GIVEN PROBLEM:
Go through the listing below and list every line with "draw".

[Data items]
* * *
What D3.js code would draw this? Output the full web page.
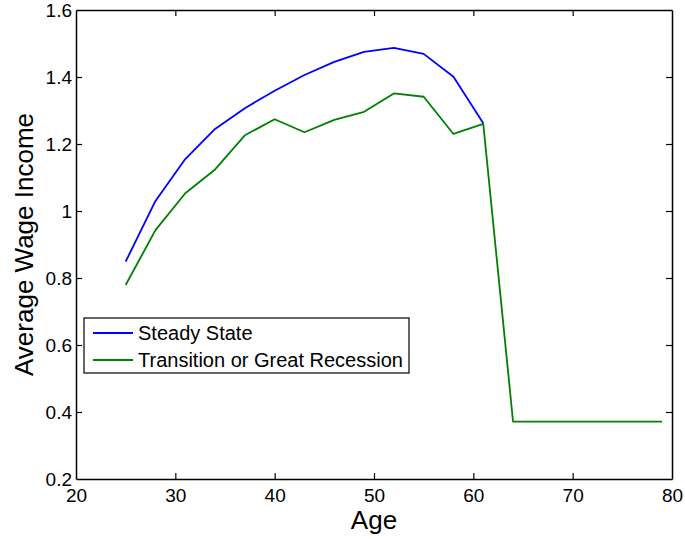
<!DOCTYPE html>
<html>
<head>
<meta charset="utf-8">
<script src="https://cdn.jsdelivr.net/npm/d3@7"></script>
<style>
  body { margin: 0; background: #fff; }
  text { font-family: "Liberation Sans", Arial, sans-serif; }
</style>
</head>
<body>
<div class="chart"></div>
<script>
// ages and values
var ages = [25, 28, 31, 34, 37, 40, 43, 46, 49, 52, 55, 58, 61, 64, 67, 70, 73, 76, 79];
var steadyAges = [25, 28, 31, 34, 37, 40, 43, 46, 49, 52, 55, 58, 61];
var steadyState = [0.849, 1.030, 1.155, 1.245, 1.307, 1.359, 1.406, 1.445, 1.475, 1.487, 1.469, 1.401, 1.262];
var transition = [0.779, 0.943, 1.053, 1.124, 1.226, 1.274, 1.235, 1.272, 1.296, 1.351, 1.341, 1.230, 1.260,
                  0.371, 0.371, 0.371, 0.371, 0.371, 0.371];
var xTicks = [20, 30, 40, 50, 60, 70, 80];
var yTicks = [0.2, 0.4, 0.6, 0.8, 1, 1.2, 1.4, 1.6];
var seriesNames = ["Steady State", "Transition or Great Recession"];
var seriesColors = ["#0000ff", "#008000"];

var margin = {top: 10, right: 13, bottom: 60, left: 76},
    width = 685 - margin.left - margin.right,
    height = 539 - margin.top - margin.bottom,
    tick = 6;

var svg = d3.select(".chart")
  .append("svg")
    .attr("width", 685)
    .attr("height", 539)
  .append("g")
    .attr("transform", "translate(" + margin.left + "," + margin.top + ")");

var x = d3.scaleLinear().domain([20, 80]).range([0, width]);
var y = d3.scaleLinear().domain([0.2, 1.6]).range([height, 0]);

var line = d3.line()
  .x(function(d) { return x(d[0]); })
  .y(function(d) { return y(d[1]); });

// data lines
svg.append("path")
  .datum(d3.zip(steadyAges, steadyState))
  .attr("fill", "none")
  .attr("stroke", seriesColors[0])
  .attr("stroke-width", 1.8)
  .attr("stroke-linejoin", "round")
  .attr("d", line);

svg.append("path")
  .datum(d3.zip(ages, transition))
  .attr("fill", "none")
  .attr("stroke", seriesColors[1])
  .attr("stroke-width", 1.8)
  .attr("stroke-linejoin", "round")
  .attr("d", line);

// axes, matlab style: ticks inside on all four sides
function fmt(d) { return d3.format("~g")(d); }

var xb = svg.append("g")
  .attr("transform", "translate(0," + height + ")")
  .call(d3.axisBottom(x).tickValues(xTicks).tickSizeInner(-tick).tickSizeOuter(0).tickPadding(10).tickFormat(fmt));
var xt = svg.append("g")
  .call(d3.axisTop(x).tickValues(xTicks).tickSizeInner(-tick).tickSizeOuter(0).tickFormat(""));
var yl = svg.append("g")
  .call(d3.axisLeft(y).tickValues(yTicks).tickSizeInner(-tick).tickSizeOuter(0).tickPadding(4).tickFormat(fmt));
var yr = svg.append("g")
  .attr("transform", "translate(" + width + ",0)")
  .call(d3.axisRight(y).tickValues(yTicks).tickSizeInner(-tick).tickSizeOuter(0).tickFormat(""));

[xb, xt, yl, yr].forEach(function(g) {
  g.selectAll(".domain").attr("stroke", "#000").attr("stroke-width", 1.5);
  g.selectAll(".tick line").attr("stroke", "#000").attr("stroke-width", 1.2);
  g.selectAll(".tick text")
    .attr("fill", "#000")
    .style("font-family", "'Liberation Sans', Arial, sans-serif")
    .style("font-size", "19px");
});
// tick labels at the edges should not be cut by end ticks
xb.selectAll(".tick line").filter(function(d) { return d == 20 || d == 80; }).remove();
xt.selectAll(".tick line").filter(function(d) { return d == 20 || d == 80; }).remove();
yl.selectAll(".tick line").filter(function(d) { return d == 0.2 || d == 1.6; }).remove();
yr.selectAll(".tick line").filter(function(d) { return d == 0.2 || d == 1.6; }).remove();

// axis labels
svg.append("text")
  .attr("x", width / 2)
  .attr("y", height + 50)
  .attr("text-anchor", "middle")
  .style("font-size", "26px")
  .text("Age");

svg.append("text")
  .attr("transform", "translate(" + (33 - margin.left) + "," + (height / 2) + ") rotate(-90)")
  .attr("text-anchor", "middle")
  .style("font-size", "26px")
  .text("Average Wage Income");

// legend
var legend = svg.append("g")
  .attr("transform", "translate(" + (84 - margin.left) + "," + (318 - margin.top) + ")");

legend.append("rect")
  .attr("width", 325)
  .attr("height", 55)
  .attr("fill", "#fff")
  .attr("stroke", "#000")
  .attr("stroke-width", 1.2);

seriesNames.forEach(function(name, i) {
  var ly = 15 + i * 27;
  legend.append("line")
    .attr("x1", 9).attr("x2", 49)
    .attr("y1", ly).attr("y2", ly)
    .attr("stroke", seriesColors[i])
    .attr("stroke-width", 1.8);
  legend.append("text")
    .attr("x", 54)
    .attr("y", ly + 7)
    .style("font-size", "20px")
    .text(name);
});
</script>
</body>
</html>
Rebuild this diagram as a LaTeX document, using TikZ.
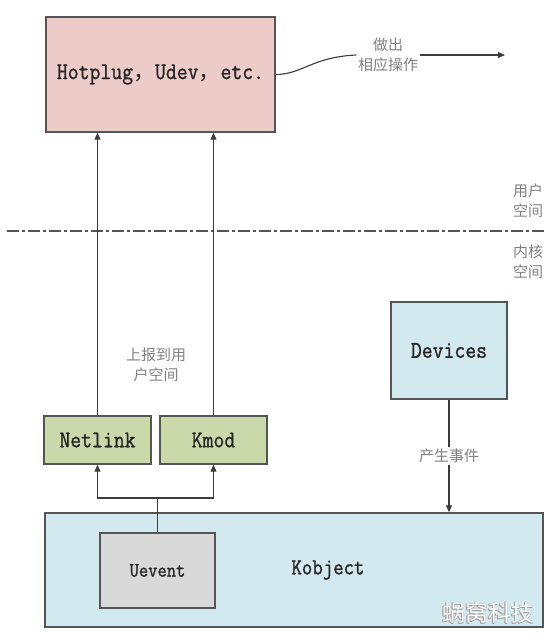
\documentclass[tikz,border=0pt]{standalone}
\usepackage{fontspec}
\newfontfamily\cjk{Noto Sans CJK SC}
\newfontfamily\lmono{Latin Modern Mono}[FakeBold=1.1,FakeStretch=0.88]
\usetikzlibrary{arrows.meta}
\definecolor{pinkfill}{HTML}{EDCBC9}
\definecolor{greenfill}{HTML}{CBD9AA}
\definecolor{bluefill}{HTML}{D3E9F0}
\definecolor{grayfill}{HTML}{D9D9D9}
\definecolor{edgecol}{HTML}{555555}
\definecolor{conncol}{HTML}{3C3C3C}
\definecolor{labelgray}{HTML}{808080}
\definecolor{wmgray}{HTML}{A0A0A0}
\begin{document}
\begin{tikzpicture}[x=1pt,y=-1pt,
  box/.style={draw=edgecol, line width=1.4pt, inner sep=0pt,
    font=\lmono\fontsize{24}{28}\selectfont, text=black!85},
  conn/.style={draw=conncol, line width=1.1pt},
  arr/.style={conn, -{Triangle[length=7pt,width=6pt]}},
  cnlabel/.style={font=\cjk\fontsize{15}{20}\selectfont, text=labelgray,
    align=center, inner sep=1.5pt},
  wmtext/.style={font=\cjk\fontsize{23}{23}\selectfont, inner sep=0pt},
]
\useasboundingbox (0,0) rectangle (552,638);

% top box
\node[box, fill=pinkfill, minimum width=229pt, minimum height=115pt] (hot) at (160.5,74.5)
  {Hotplug{\cjk\fontsize{22}{26}\selectfont ，}Udev{\cjk\fontsize{22}{26}\selectfont ，}etc.};

% action label and arrow
\node[cnlabel] (act) at (388,55) {做出\\相应操作};
\coordinate (actout) at (505,55);
\draw[conn] (hot.east) .. controls (302,74.5) and (312,57) .. (act.west);
\draw[arr] (act.east) -- (actout);

% separator
\coordinate (dl) at (7,231);
\coordinate (dr) at (545,231);
\draw[draw=edgecol, line width=1.2pt, dash pattern=on 12pt off 3pt on 3pt off 3pt] (dl) -- (dr);
\node[cnlabel] (user) at (528,201) {用户\\空间};
\node[cnlabel] (kern) at (528,262) {内核\\空间};

% Netlink / Kmod
\node[box, fill=greenfill, minimum width=107pt, minimum height=48pt] (net) at (97.5,440) {Netlink};
\node[box, fill=greenfill, minimum width=107pt, minimum height=48pt] (kmod) at (213.5,440) {Kmod};
\draw[arr] (net.north) -- (net.north |- hot.south);
\draw[arr] (kmod.north) -- (kmod.north |- hot.south);
\node[cnlabel] (report) at (156,365) {上报到用\\户空间};

% Devices
\node[box, fill=bluefill, minimum width=116pt, minimum height=97pt] (dev) at (449,350.5) {Devices};

% Kobject
\node[box, fill=bluefill, minimum width=498pt, minimum height=114pt] (kobj) at (294,570) {};
\node[font=\lmono\fontsize{23}{27}\selectfont, text=black!85, inner sep=0pt] (kobjtext) at (328,570) {Kobject};
\node[box, fill=grayfill, minimum width=115pt, minimum height=75pt,
  font=\lmono\fontsize{20.5}{24}\selectfont] (uev) at (157.5,570.5) {Uevent};

\draw[arr] (dev.south) -- node[cnlabel, fill=white, inner sep=2.5pt] (evt) {产生事件} (dev.south |- kobj.north);

% Uevent branch
\coordinate (br) at (157.5,498);
\draw[conn] (uev.north) -- (br);
\draw[arr] (br) -| (net.south);
\draw[arr] (br) -| (kmod.south);

% watermark
\node[wmtext, text=wmgray] (wma) at (487.4,612.4) {蜗窝科技};
\node[wmtext, text=wmgray] (wmb) at (488.6,612.4) {蜗窝科技};
\node[wmtext, text=wmgray] (wmc) at (487.4,613.6) {蜗窝科技};
\node[wmtext, text=wmgray] (wmd) at (488.6,613.6) {蜗窝科技};
\node[wmtext, text=white] (wm) at (488,613) {蜗窝科技};
\end{tikzpicture}
\end{document}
* * *
IN RESPONSE:
What D3.js code would draw this? Output the full web page.
  box/.style={draw=edgecol, line width=1.4pt, inner sep=0pt,
  conn/.style={draw=conncol, line width=1.1pt},
\draw[conn] (hot.east) .. controls (302,74.5) and (312,57) .. (act.west);
\draw[arr] (act.east) -- (actout);
\draw[draw=edgecol, line width=1.2pt, dash pattern=on 12pt off 3pt on 3pt off 3pt] (dl) -- (dr);
\draw[arr] (net.north) -- (net.north |- hot.south);
\draw[arr] (kmod.north) -- (kmod.north |- hot.south);
\draw[arr] (dev.south) -- node[cnlabel, fill=white, inner sep=2.5pt] (evt) {产生事件} (dev.south |- kobj.north);
\draw[conn] (uev.north) -- (br);
\draw[arr] (br) -| (net.south);
\draw[arr] (br) -| (kmod.south);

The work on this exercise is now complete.